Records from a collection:
▽
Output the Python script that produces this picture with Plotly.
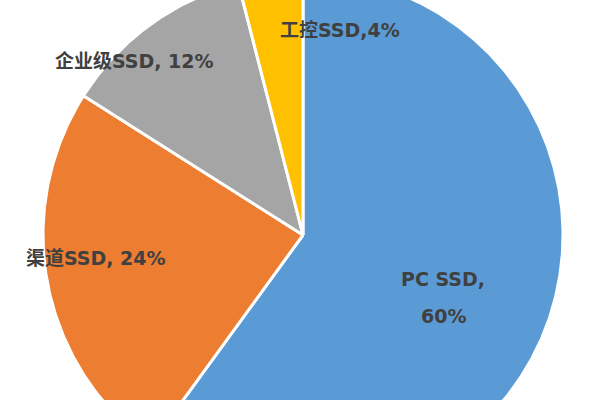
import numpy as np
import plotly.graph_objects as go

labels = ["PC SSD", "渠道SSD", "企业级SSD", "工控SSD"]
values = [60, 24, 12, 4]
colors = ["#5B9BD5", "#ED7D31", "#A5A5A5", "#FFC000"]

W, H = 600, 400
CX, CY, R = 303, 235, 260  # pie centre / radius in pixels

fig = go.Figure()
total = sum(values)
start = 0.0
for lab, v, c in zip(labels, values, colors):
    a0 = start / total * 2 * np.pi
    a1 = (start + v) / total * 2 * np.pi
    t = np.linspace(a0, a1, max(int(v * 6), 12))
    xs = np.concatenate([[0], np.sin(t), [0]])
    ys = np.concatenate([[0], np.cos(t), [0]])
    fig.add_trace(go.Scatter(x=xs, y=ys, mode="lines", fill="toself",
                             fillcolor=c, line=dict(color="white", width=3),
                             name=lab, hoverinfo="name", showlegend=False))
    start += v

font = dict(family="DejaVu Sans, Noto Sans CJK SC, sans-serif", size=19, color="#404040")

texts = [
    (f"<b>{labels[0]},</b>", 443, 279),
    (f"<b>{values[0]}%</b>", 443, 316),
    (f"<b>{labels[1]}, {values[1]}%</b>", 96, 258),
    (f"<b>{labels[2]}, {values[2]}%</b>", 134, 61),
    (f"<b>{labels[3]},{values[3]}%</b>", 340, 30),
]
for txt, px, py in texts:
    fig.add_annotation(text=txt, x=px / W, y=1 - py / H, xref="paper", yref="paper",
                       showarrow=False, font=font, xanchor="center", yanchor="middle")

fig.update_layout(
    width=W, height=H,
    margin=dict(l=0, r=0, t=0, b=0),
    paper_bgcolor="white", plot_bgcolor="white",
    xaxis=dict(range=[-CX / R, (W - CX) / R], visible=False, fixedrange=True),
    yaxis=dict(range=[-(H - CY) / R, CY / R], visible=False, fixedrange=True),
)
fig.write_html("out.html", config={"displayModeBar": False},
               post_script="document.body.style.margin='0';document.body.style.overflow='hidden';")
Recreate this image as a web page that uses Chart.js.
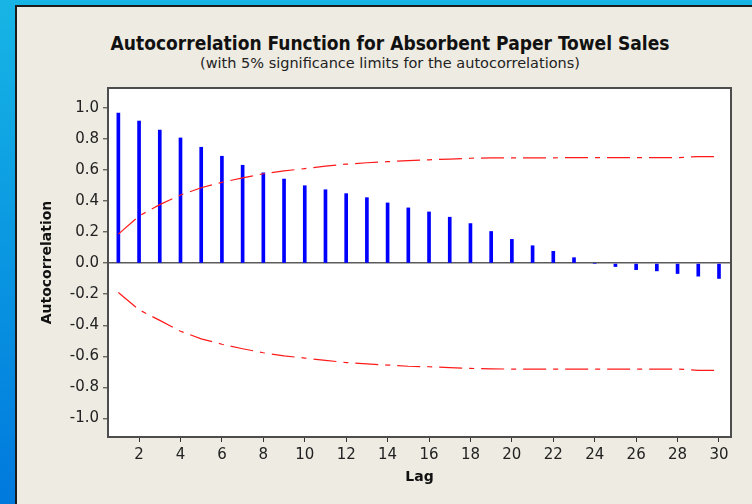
△
> [EXERCISE TASK] Provide only the number of lines in the records containing the string "this".

> [FINISHED EXERCISE] 2